• WHAT IS EXPECTED:
Copy out each line exactly; pictures stay out of the copy.

-=-=-=-=-

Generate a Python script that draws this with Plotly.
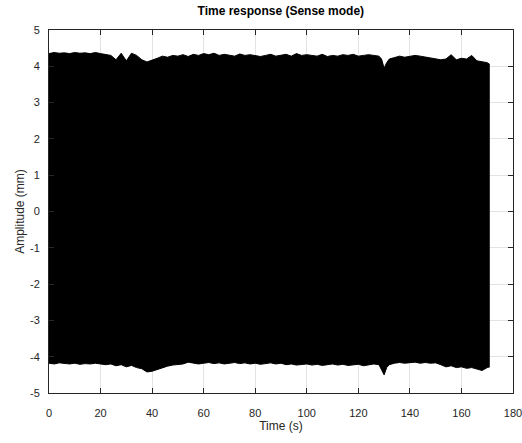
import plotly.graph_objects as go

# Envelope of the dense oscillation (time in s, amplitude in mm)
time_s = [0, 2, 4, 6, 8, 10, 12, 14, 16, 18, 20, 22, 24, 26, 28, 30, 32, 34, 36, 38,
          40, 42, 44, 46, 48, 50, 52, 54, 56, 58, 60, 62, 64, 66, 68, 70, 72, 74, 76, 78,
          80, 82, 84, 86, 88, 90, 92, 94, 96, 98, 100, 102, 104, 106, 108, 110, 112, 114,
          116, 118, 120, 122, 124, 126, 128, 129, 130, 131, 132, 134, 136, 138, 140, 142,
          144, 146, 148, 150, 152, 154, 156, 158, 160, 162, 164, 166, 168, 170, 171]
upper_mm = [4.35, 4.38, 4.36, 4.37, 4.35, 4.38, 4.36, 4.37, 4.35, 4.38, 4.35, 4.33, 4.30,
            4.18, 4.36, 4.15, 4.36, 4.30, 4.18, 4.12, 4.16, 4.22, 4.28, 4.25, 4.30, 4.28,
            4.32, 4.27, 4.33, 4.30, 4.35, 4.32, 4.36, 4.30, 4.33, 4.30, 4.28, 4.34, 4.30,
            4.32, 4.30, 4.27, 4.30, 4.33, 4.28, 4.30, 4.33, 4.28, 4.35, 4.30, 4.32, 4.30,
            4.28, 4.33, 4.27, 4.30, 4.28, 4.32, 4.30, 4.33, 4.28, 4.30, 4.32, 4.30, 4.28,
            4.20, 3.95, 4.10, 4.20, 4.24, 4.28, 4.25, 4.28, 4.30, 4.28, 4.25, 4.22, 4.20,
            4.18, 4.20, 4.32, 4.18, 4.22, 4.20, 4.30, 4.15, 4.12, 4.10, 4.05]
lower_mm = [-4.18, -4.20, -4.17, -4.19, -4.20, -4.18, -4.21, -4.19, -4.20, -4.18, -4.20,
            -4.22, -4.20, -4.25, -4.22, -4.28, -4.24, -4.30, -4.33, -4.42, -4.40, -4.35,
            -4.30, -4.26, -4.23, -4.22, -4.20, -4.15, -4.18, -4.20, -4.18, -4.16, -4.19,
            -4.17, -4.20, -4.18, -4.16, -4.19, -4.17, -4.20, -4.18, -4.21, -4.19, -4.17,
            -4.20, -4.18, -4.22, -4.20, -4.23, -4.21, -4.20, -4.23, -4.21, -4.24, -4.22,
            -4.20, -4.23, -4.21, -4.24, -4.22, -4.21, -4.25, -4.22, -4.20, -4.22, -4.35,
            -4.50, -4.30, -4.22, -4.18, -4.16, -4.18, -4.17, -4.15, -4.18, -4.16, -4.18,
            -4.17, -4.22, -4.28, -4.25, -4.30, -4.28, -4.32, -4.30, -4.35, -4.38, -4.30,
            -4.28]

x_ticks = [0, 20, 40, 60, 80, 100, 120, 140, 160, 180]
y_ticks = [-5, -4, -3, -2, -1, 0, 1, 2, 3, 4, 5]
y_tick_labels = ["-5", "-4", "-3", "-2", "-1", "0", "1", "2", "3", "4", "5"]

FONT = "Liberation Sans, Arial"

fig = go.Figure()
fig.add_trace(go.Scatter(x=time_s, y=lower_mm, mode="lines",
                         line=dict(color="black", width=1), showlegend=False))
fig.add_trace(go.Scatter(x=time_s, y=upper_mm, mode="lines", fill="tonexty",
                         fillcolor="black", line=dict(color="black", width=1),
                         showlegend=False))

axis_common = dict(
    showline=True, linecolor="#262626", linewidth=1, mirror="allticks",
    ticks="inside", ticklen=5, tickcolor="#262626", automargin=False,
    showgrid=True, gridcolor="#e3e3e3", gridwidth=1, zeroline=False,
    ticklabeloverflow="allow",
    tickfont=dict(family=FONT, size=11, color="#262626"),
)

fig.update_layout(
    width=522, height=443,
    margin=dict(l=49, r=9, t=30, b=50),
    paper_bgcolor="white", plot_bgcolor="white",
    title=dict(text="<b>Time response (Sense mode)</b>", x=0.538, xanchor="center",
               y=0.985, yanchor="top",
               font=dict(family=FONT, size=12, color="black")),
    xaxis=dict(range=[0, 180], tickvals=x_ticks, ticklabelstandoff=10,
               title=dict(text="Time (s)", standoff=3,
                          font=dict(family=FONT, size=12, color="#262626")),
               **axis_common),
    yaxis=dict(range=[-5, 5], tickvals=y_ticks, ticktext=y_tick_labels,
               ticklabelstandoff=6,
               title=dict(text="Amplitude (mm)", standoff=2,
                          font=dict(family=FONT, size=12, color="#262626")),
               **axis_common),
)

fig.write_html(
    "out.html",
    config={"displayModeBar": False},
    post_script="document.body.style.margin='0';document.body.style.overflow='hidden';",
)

-=-=-=-=-

• WORKED SOLUTION:
Generate a Python script that draws this with Plotly.
import plotly.graph_objects as go

# Envelope of the dense oscillation (time in s, amplitude in mm)
time_s = [0, 2, 4, 6, 8, 10, 12, 14, 16, 18, 20, 22, 24, 26, 28, 30, 32, 34, 36, 38,
          40, 42, 44, 46, 48, 50, 52, 54, 56, 58, 60, 62, 64, 66, 68, 70, 72, 74, 76, 78,
          80, 82, 84, 86, 88, 90, 92, 94, 96, 98, 100, 102, 104, 106, 108, 110, 112, 114,
          116, 118, 120, 122, 124, 126, 128, 129, 130, 131, 132, 134, 136, 138, 140, 142,
          144, 146, 148, 150, 152, 154, 156, 158, 160, 162, 164, 166, 168, 170, 171]
upper_mm = [4.35, 4.38, 4.36, 4.37, 4.35, 4.38, 4.36, 4.37, 4.35, 4.38, 4.35, 4.33, 4.30,
            4.18, 4.36, 4.15, 4.36, 4.30, 4.18, 4.12, 4.16, 4.22, 4.28, 4.25, 4.30, 4.28,
            4.32, 4.27, 4.33, 4.30, 4.35, 4.32, 4.36, 4.30, 4.33, 4.30, 4.28, 4.34, 4.30,
            4.32, 4.30, 4.27, 4.30, 4.33, 4.28, 4.30, 4.33, 4.28, 4.35, 4.30, 4.32, 4.30,
            4.28, 4.33, 4.27, 4.30, 4.28, 4.32, 4.30, 4.33, 4.28, 4.30, 4.32, 4.30, 4.28,
            4.20, 3.95, 4.10, 4.20, 4.24, 4.28, 4.25, 4.28, 4.30, 4.28, 4.25, 4.22, 4.20,
            4.18, 4.20, 4.32, 4.18, 4.22, 4.20, 4.30, 4.15, 4.12, 4.10, 4.05]
lower_mm = [-4.18, -4.20, -4.17, -4.19, -4.20, -4.18, -4.21, -4.19, -4.20, -4.18, -4.20,
            -4.22, -4.20, -4.25, -4.22, -4.28, -4.24, -4.30, -4.33, -4.42, -4.40, -4.35,
            -4.30, -4.26, -4.23, -4.22, -4.20, -4.15, -4.18, -4.20, -4.18, -4.16, -4.19,
            -4.17, -4.20, -4.18, -4.16, -4.19, -4.17, -4.20, -4.18, -4.21, -4.19, -4.17,
            -4.20, -4.18, -4.22, -4.20, -4.23, -4.21, -4.20, -4.23, -4.21, -4.24, -4.22,
            -4.20, -4.23, -4.21, -4.24, -4.22, -4.21, -4.25, -4.22, -4.20, -4.22, -4.35,
            -4.50, -4.30, -4.22, -4.18, -4.16, -4.18, -4.17, -4.15, -4.18, -4.16, -4.18,
            -4.17, -4.22, -4.28, -4.25, -4.30, -4.28, -4.32, -4.30, -4.35, -4.38, -4.30,
            -4.28]

x_ticks = [0, 20, 40, 60, 80, 100, 120, 140, 160, 180]
y_ticks = [-5, -4, -3, -2, -1, 0, 1, 2, 3, 4, 5]
y_tick_labels = ["-5", "-4", "-3", "-2", "-1", "0", "1", "2", "3", "4", "5"]

FONT = "Liberation Sans, Arial"

fig = go.Figure()
fig.add_trace(go.Scatter(x=time_s, y=lower_mm, mode="lines",
                         line=dict(color="black", width=1), showlegend=False))
fig.add_trace(go.Scatter(x=time_s, y=upper_mm, mode="lines", fill="tonexty",
                         fillcolor="black", line=dict(color="black", width=1),
                         showlegend=False))

axis_common = dict(
    showline=True, linecolor="#262626", linewidth=1, mirror="allticks",
    ticks="inside", ticklen=5, tickcolor="#262626", automargin=False,
    showgrid=True, gridcolor="#e3e3e3", gridwidth=1, zeroline=False,
    ticklabeloverflow="allow",
    tickfont=dict(family=FONT, size=11, color="#262626"),
)

fig.update_layout(
    width=522, height=443,
    margin=dict(l=49, r=9, t=30, b=50),
    paper_bgcolor="white", plot_bgcolor="white",
    title=dict(text="<b>Time response (Sense mode)</b>", x=0.538, xanchor="center",
               y=0.985, yanchor="top",
               font=dict(family=FONT, size=12, color="black")),
    xaxis=dict(range=[0, 180], tickvals=x_ticks, ticklabelstandoff=10,
               title=dict(text="Time (s)", standoff=3,
                          font=dict(family=FONT, size=12, color="#262626")),
               **axis_common),
    yaxis=dict(range=[-5, 5], tickvals=y_ticks, ticktext=y_tick_labels,
               ticklabelstandoff=6,
               title=dict(text="Amplitude (mm)", standoff=2,
                          font=dict(family=FONT, size=12, color="#262626")),
               **axis_common),
)

fig.write_html(
    "out.html",
    config={"displayModeBar": False},
    post_script="document.body.style.margin='0';document.body.style.overflow='hidden';",
)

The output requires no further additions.